Records from a data source:
------------
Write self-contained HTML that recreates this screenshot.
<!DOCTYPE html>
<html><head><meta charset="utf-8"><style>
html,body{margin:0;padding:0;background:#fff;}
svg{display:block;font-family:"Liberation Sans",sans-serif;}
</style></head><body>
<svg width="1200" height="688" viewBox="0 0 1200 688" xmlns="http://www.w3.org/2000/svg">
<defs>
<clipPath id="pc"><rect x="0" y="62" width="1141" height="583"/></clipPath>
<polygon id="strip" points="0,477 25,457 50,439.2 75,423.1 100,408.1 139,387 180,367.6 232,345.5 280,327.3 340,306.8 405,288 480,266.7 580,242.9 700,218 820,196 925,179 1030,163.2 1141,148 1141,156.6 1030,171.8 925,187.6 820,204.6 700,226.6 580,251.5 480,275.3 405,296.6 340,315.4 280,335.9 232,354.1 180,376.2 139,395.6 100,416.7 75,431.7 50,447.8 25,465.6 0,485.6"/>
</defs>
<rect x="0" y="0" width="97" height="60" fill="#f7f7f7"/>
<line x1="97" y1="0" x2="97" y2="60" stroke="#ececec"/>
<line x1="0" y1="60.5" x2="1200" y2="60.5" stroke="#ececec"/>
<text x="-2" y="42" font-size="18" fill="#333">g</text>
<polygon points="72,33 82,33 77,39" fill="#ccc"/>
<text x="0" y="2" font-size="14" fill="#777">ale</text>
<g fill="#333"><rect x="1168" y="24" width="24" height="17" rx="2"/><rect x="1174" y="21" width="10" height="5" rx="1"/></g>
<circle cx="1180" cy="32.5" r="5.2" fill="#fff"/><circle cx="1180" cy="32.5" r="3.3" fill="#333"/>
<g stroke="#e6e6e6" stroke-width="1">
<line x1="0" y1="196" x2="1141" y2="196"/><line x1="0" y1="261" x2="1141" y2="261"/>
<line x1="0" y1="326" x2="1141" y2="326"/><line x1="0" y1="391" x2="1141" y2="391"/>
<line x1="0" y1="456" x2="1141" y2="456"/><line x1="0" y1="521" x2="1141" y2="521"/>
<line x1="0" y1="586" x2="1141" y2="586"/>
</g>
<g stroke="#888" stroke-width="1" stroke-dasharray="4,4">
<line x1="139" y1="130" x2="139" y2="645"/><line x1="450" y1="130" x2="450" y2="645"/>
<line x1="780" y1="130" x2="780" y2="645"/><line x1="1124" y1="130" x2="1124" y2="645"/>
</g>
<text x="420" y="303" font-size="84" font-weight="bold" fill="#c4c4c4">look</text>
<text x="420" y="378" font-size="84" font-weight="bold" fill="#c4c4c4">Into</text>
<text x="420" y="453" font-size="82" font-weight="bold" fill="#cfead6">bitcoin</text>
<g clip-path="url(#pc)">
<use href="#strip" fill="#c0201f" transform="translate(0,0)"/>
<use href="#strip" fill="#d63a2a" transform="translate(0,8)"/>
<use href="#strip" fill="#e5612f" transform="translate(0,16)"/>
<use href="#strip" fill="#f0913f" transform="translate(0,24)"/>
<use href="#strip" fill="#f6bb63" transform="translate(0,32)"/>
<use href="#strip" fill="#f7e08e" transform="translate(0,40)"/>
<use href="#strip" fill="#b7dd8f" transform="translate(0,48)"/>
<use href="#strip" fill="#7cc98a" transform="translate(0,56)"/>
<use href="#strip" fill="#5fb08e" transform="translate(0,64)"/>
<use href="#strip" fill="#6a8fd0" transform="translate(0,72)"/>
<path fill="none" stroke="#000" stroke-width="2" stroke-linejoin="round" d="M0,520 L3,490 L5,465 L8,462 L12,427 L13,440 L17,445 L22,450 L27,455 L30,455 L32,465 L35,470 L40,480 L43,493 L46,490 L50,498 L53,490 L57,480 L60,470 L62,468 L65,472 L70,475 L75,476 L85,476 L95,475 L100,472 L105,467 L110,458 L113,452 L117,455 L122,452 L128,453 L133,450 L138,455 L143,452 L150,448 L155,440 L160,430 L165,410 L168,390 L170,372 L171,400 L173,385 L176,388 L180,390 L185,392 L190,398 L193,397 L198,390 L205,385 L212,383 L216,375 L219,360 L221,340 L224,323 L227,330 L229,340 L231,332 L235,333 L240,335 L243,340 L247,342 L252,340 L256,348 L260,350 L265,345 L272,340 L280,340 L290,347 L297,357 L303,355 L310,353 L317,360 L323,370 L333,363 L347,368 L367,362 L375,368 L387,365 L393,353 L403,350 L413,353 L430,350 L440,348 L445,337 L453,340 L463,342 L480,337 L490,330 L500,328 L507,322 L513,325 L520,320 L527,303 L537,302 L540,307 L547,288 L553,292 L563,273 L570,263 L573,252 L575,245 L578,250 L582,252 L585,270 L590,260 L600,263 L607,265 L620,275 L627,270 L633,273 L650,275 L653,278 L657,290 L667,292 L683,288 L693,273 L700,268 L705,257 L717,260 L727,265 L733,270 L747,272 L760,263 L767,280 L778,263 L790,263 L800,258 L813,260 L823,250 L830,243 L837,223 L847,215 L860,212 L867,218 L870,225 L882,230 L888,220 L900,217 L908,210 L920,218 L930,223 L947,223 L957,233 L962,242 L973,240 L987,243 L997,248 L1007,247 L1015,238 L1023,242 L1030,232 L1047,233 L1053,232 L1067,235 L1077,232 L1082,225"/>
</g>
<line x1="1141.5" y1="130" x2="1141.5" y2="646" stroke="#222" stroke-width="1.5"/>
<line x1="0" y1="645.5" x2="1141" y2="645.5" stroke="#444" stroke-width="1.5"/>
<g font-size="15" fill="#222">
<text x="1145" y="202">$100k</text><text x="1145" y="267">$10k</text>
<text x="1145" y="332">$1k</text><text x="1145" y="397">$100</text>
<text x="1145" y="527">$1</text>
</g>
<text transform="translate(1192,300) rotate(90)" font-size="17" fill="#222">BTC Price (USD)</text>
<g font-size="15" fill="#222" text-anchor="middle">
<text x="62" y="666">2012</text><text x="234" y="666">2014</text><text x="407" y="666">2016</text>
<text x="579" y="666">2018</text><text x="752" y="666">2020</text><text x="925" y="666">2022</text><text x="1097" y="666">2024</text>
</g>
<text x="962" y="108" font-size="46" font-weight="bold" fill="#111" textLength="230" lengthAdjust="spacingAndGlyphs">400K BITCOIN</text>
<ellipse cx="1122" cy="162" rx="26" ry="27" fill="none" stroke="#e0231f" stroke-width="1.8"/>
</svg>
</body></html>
------------
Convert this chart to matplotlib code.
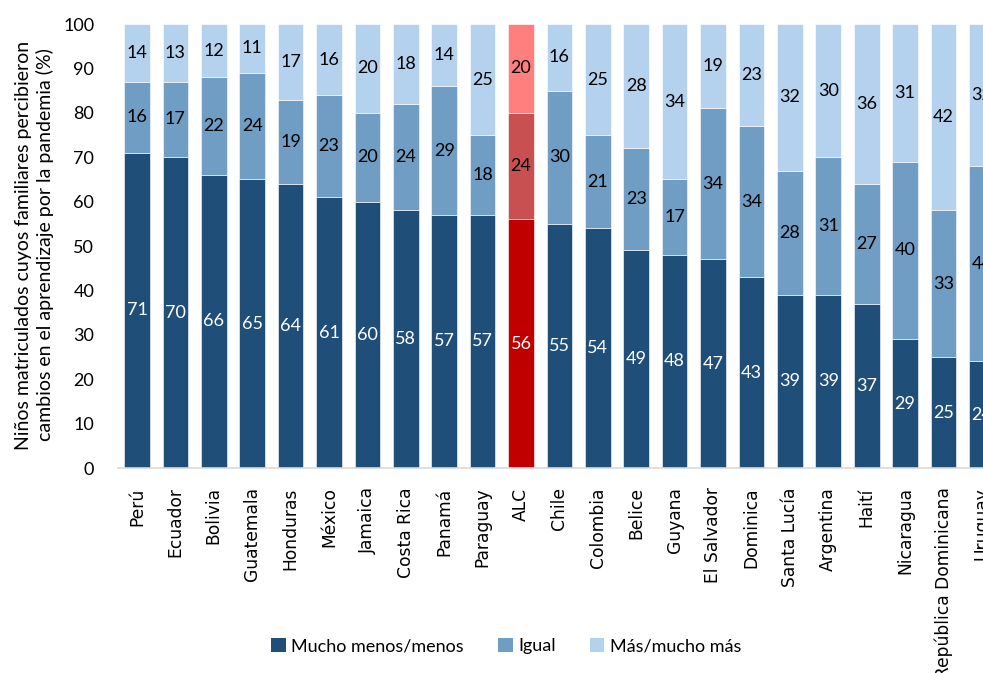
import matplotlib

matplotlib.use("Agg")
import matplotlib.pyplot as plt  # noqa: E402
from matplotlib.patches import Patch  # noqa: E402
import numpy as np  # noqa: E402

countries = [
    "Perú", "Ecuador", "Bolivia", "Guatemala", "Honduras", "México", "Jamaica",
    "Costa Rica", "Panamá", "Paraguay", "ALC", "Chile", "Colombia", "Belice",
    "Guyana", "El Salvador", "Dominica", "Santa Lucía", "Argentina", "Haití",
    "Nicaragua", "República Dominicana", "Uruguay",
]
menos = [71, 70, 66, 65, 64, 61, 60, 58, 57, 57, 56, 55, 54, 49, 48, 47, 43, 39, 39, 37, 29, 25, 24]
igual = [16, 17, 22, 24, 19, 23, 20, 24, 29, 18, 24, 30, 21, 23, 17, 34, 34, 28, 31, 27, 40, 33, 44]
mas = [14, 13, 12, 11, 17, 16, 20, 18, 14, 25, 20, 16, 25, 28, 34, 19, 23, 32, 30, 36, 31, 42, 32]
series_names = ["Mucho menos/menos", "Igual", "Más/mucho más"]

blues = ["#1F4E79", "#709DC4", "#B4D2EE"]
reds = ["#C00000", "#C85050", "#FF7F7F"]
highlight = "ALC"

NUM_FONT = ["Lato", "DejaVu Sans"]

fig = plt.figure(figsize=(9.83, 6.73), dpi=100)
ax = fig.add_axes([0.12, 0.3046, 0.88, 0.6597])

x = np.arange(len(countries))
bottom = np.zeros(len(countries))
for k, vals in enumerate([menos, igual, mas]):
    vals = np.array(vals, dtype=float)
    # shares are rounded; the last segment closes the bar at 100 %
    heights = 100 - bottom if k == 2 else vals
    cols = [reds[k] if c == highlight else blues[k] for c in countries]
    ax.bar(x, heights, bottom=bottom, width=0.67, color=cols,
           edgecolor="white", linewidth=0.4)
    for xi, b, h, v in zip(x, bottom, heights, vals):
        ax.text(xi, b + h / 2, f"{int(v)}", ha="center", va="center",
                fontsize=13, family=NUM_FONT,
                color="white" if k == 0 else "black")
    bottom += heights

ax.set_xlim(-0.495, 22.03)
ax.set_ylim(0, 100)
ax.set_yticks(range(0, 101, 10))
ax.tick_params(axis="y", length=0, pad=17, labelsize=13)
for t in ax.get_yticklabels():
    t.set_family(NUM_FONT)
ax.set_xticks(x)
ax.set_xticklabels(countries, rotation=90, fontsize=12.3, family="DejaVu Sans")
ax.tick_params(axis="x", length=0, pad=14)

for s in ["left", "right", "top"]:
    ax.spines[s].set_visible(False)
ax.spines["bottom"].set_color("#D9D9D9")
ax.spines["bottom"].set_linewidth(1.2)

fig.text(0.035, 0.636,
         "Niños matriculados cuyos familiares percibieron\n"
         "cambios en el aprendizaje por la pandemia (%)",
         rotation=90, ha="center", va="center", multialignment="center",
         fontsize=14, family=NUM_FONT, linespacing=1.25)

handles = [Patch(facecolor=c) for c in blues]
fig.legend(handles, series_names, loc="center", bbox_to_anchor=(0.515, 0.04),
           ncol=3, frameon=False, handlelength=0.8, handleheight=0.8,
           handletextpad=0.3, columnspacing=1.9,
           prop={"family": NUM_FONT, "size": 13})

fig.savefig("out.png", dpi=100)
------------
Exercise objective:
Leave the pictures out, and transcribe exactly the lines above starting at the one that contains "Convert this chart to matplotlib code." and ending at the one that contains "bottom += heights".

Final result:
Convert this chart to matplotlib code.
import matplotlib

matplotlib.use("Agg")
import matplotlib.pyplot as plt  # noqa: E402
from matplotlib.patches import Patch  # noqa: E402
import numpy as np  # noqa: E402

countries = [
    "Perú", "Ecuador", "Bolivia", "Guatemala", "Honduras", "México", "Jamaica",
    "Costa Rica", "Panamá", "Paraguay", "ALC", "Chile", "Colombia", "Belice",
    "Guyana", "El Salvador", "Dominica", "Santa Lucía", "Argentina", "Haití",
    "Nicaragua", "República Dominicana", "Uruguay",
]
menos = [71, 70, 66, 65, 64, 61, 60, 58, 57, 57, 56, 55, 54, 49, 48, 47, 43, 39, 39, 37, 29, 25, 24]
igual = [16, 17, 22, 24, 19, 23, 20, 24, 29, 18, 24, 30, 21, 23, 17, 34, 34, 28, 31, 27, 40, 33, 44]
mas = [14, 13, 12, 11, 17, 16, 20, 18, 14, 25, 20, 16, 25, 28, 34, 19, 23, 32, 30, 36, 31, 42, 32]
series_names = ["Mucho menos/menos", "Igual", "Más/mucho más"]

blues = ["#1F4E79", "#709DC4", "#B4D2EE"]
reds = ["#C00000", "#C85050", "#FF7F7F"]
highlight = "ALC"

NUM_FONT = ["Lato", "DejaVu Sans"]

fig = plt.figure(figsize=(9.83, 6.73), dpi=100)
ax = fig.add_axes([0.12, 0.3046, 0.88, 0.6597])

x = np.arange(len(countries))
bottom = np.zeros(len(countries))
for k, vals in enumerate([menos, igual, mas]):
    vals = np.array(vals, dtype=float)
    # shares are rounded; the last segment closes the bar at 100 %
    heights = 100 - bottom if k == 2 else vals
    cols = [reds[k] if c == highlight else blues[k] for c in countries]
    ax.bar(x, heights, bottom=bottom, width=0.67, color=cols,
           edgecolor="white", linewidth=0.4)
    for xi, b, h, v in zip(x, bottom, heights, vals):
        ax.text(xi, b + h / 2, f"{int(v)}", ha="center", va="center",
                fontsize=13, family=NUM_FONT,
                color="white" if k == 0 else "black")
    bottom += heights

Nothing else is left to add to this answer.